I'm working on my term project (related to accessibility, ATs for the visually impaired on Linux), and I'm trying espeak with some classmates and friends of mine. However, we've been experiencing some difficulties trying to understand most of the synthetized text (well, *I*'m not really, since I'm the one telling espeak what to say :) , but they are). I tried to lower the speed, but it seems no much easier to understand, even so, and this is worrying me, since I'll work mostly with children during this year (who will probably have even more trouble to get everything that is said by espeak).
So, how could I make this voice more understandable? Where should I start? How can I contact, perhaps, the author of the original voice, to get more info on his/her work?
Thank you very much for your attention,
> how could I make this voice more understandable?
The Brazilian voice was made by me, with some feedback from a native speaker who made some suggestions. I don't speak Portuguese myself, so I'm dependent on feedback comments.

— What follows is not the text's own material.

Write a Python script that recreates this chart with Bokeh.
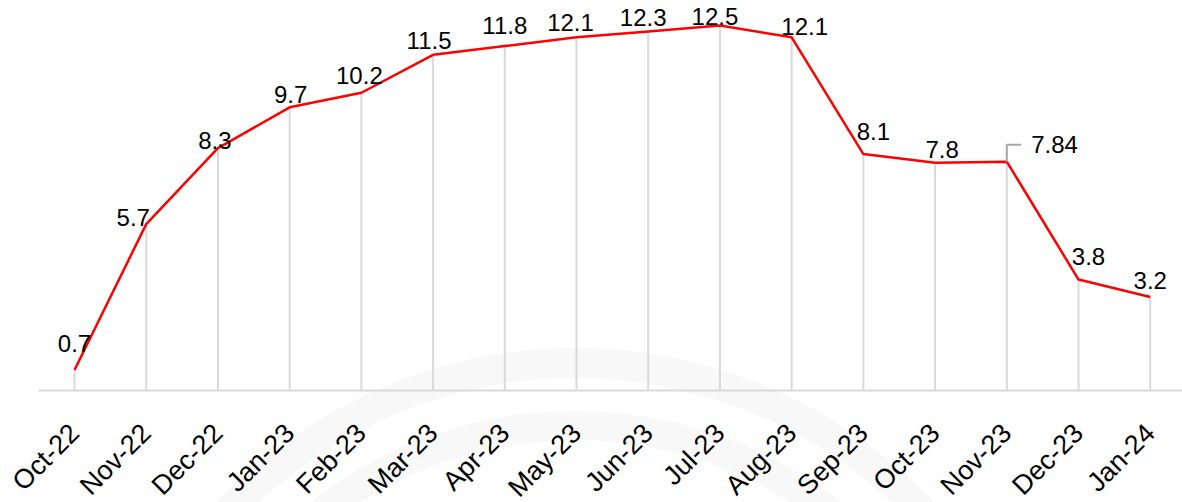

Try to identify what are the errors which cause the problems. Are they errors in the spelling-to-phonemes translation or the sounds of the phonemes themselves? Portuguese has fairly good spelling-to-phoneme rules, but if the position of the stressed syllable in a word is wrong, or if eSpeak uses the wrong choice of open or close "e" and "o", then that will affect intelligibility.
Perhaps there are some sounds which eSpeak makes badly. (I know that the "r" sounds are not good).
Are some vowels wrong or not distinct enough? Should it use a nasal vowel rather than vowel+n? Is the rhythm/cadence causing problems?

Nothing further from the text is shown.